Now, Cuban dancer Carlos Acosta's No Way Home has become a new favorite (along with the memoirs of Allegra Kent, Carolyn Brown and Vassili Panov). In this haunting volume, Acosta remembers not only his rise from bad boy to legendary dancer whom many called the new Nureyev or the new Baryshnikov, but also his travels and his deep feeling of home-sickness away from Cuba. He expresses the distress of being an alien, of missing one's family, in a way that you can't forget. Even if you're not interested in dance (tsssskk), this book is worth reading.
It's worth buying just for the cover of the book, if you ask me!

13 comments:

marie said...

ill have to look both those up!

mansuetude said...

he looks like he can fly--beautiful.

Mary-Laure said...

MANSUETUDE - oh yes, he can fly! There are many other amazing pictures in the book - that's just the cover.

yasu said...

sounds like a really good book!

A World in a PAN said...

I love the shadow of the dancer, so far from him, as to show that he flies!

Jennifer Elaine said...

That is such an inspiring picture.

littlebird said...

sounds like an interesting read, and there has to be some kind of pun in there about books and their covers : )

Raiment Urbane said...

Awesome. Going to get this.

mansuetude said...

One of my favorite things is to see a bird fling his breast into the air, trusting the gift of flight; perhaps dancers own this. :)

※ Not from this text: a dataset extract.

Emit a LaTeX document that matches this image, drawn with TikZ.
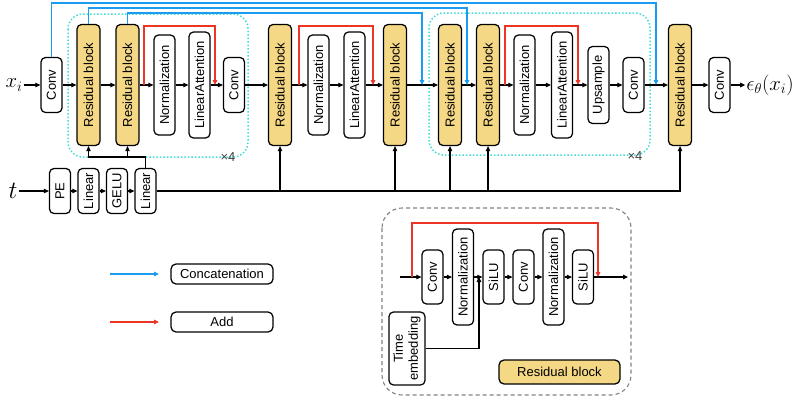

Finished Mulisch's book The Assault last night. Thanks for it. He opens such moral and ethical questions; all our reasoning and justifications; perspectives on leaders and war. I love it. He speaks of violence by really standing far away from it too. I'm still thinking about it.

by the way, love that little "tsssskk" of yours.

tangobaby said...

It does sound like a great read. I will look for it.

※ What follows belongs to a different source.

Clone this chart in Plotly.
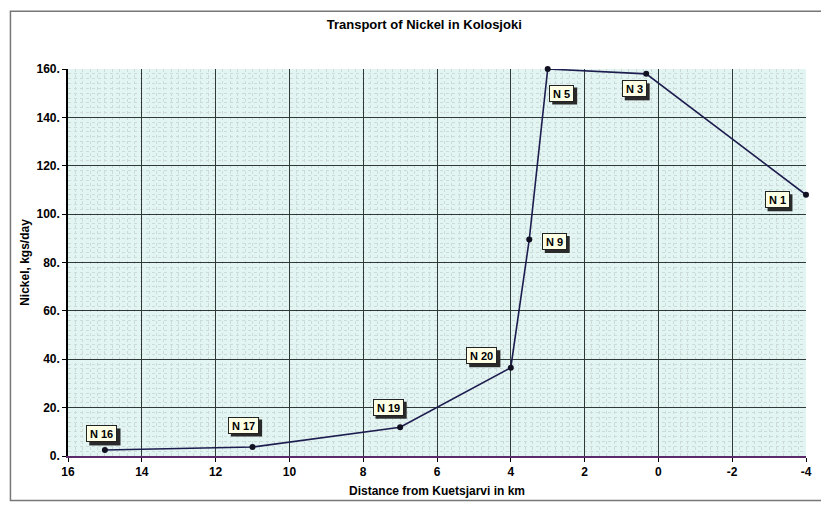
import plotly.graph_objects as go

# data
stations = ["N 16", "N 17", "N 19", "N 20", "N 9", "N 5", "N 3", "N 1"]
distance_km = [15.0, 11.0, 7.0, 4.0, 3.5, 3.0, 0.33, -4.0]
nickel = [2.5, 3.7, 11.9, 36.5, 89.5, 160.0, 158.0, 108.0]

x_ticks = [16, 14, 12, 10, 8, 6, 4, 2, 0, -2, -4]
x_ticktext = [f"<b>{v}</b>" for v in x_ticks]
y_ticks = [0, 20, 40, 60, 80, 100, 120, 140, 160]
y_ticktext = [f"<b>{v}.</b>" for v in y_ticks]

# label offsets in pixels (dx, dy) from each point
label_shift = [(-3, 16), (-9, 22), (-12, 20), (-29, 12), (25, -2), (14, -24), (-12, -15), (-29, -5)]

FONT = "Liberation Sans, Arial"
LINE = "#1c1c4e"

fig = go.Figure(
    go.Scatter(
        x=distance_km, y=nickel, mode="lines+markers",
        line=dict(color=LINE, width=1.6),
        marker=dict(color="#111122", size=6),
        cliponaxis=False,
        hoverinfo="skip",
    )
)

for name, xv, yv, (dx, dy) in zip(stations, distance_km, nickel, label_shift):
    w = 6.3 * len(name) + 2
    h = 13
    # drop shadow of the label box
    fig.add_shape(
        type="rect", xref="x", yref="y", xsizemode="pixel", ysizemode="pixel",
        xanchor=xv, yanchor=yv,
        x0=dx - w / 2 - 2 + 3, x1=dx + w / 2 + 2 + 3,
        y0=dy - h / 2 - 2 - 3, y1=dy + h / 2 + 2 - 3,
        fillcolor="#2a2a2a", line=dict(width=0), layer="above",
    )
    fig.add_annotation(
        x=xv, y=yv, text=f"<b>{name}</b>", showarrow=False,
        xshift=dx, yshift=dy, width=w, height=h,
        font=dict(family=FONT, size=11, color="black"),
        bgcolor="#ffffe6", borderpad=1, borderwidth=1, bordercolor="#222222",
    )

fig.update_layout(
    width=813, height=497,
    paper_bgcolor="white",
    plot_bgcolor="#e3f5f3",
    margin=dict(l=60, r=9, t=61, b=46),
    showlegend=False,
    title=dict(
        text="<b>Transport of Nickel in Kolosjoki</b>",
        x=0.512, xanchor="center", y=0.967, yanchor="middle",
        font=dict(family=FONT, size=13, color="black"),
    ),
    font=dict(family=FONT, color="black"),
    xaxis=dict(
        range=[16, -4], tickmode="array", tickvals=x_ticks, ticktext=x_ticktext,
        ticks="outside", ticklen=4, tickcolor="black",
        tickfont=dict(size=12), ticklabeloverflow="allow",
        showgrid=True, gridcolor="#2f3a36", gridwidth=1,
        minor=dict(dtick=0.2, showgrid=True, gridcolor="#cddbd8", gridwidth=1, griddash="dot"),
        showline=True, linecolor="#5a2a6a", linewidth=1.5,
        zeroline=False,
        title=dict(text="<b>Distance from Kuetsjarvi in km</b>", standoff=8,
                   font=dict(size=12)),
    ),
    yaxis=dict(
        range=[0, 160], tickmode="array", tickvals=y_ticks, ticktext=y_ticktext,
        ticks="outside", ticklen=4, tickcolor="black",
        tickfont=dict(size=12),
        showgrid=True, gridcolor="#2f3a36", gridwidth=1,
        minor=dict(dtick=2, showgrid=True, gridcolor="#cddbd8", gridwidth=1, griddash="dot"),
        showline=True, linecolor="black", linewidth=1.5,
        zeroline=False,
        title=dict(text="<b>Nickel, kgs/day</b>", standoff=4,
                   font=dict(size=12)),
    ),
)

# outer frame of the chart
fig.add_shape(type="rect", xref="paper", yref="paper",
              x0=-0.078, x1=1.03, y0=-0.115, y1=1.149,
              line=dict(color="#777777", width=1.5))

fig.write_html("out.html")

I remember reading Suzanne Farrell's memoirs years ago and wondering how dancers can do such extreme things to their bodies. But it was fascinating, even the sad and scary parts.

Have you ever seen the documentary Etoiles? I've seen it 2 or 3 times and it's just such a great look behind the scenes of the Paris Opera.

Mary-Laure said...

RAIMENT URBANE - I hope you do get the book and will let me know how you liked it!

MANSUETUDE - I am really SO happy you liked 'The Assault'. It's a masterpiece, if you ask me. The writing is so haunting, and the story asks such relevant ethical questions!

TANGO BABY - yes, Suzanne Farrell's memoirs are quite extraordinary and a very engaging read.
As for the documentary Etoiles, I own it on DVD so I've seen it many many MANY times... Love it!

pierre said...

Dance ...our shared passion

Hila said...

oh thanks for this review - I've been meaning to buy it.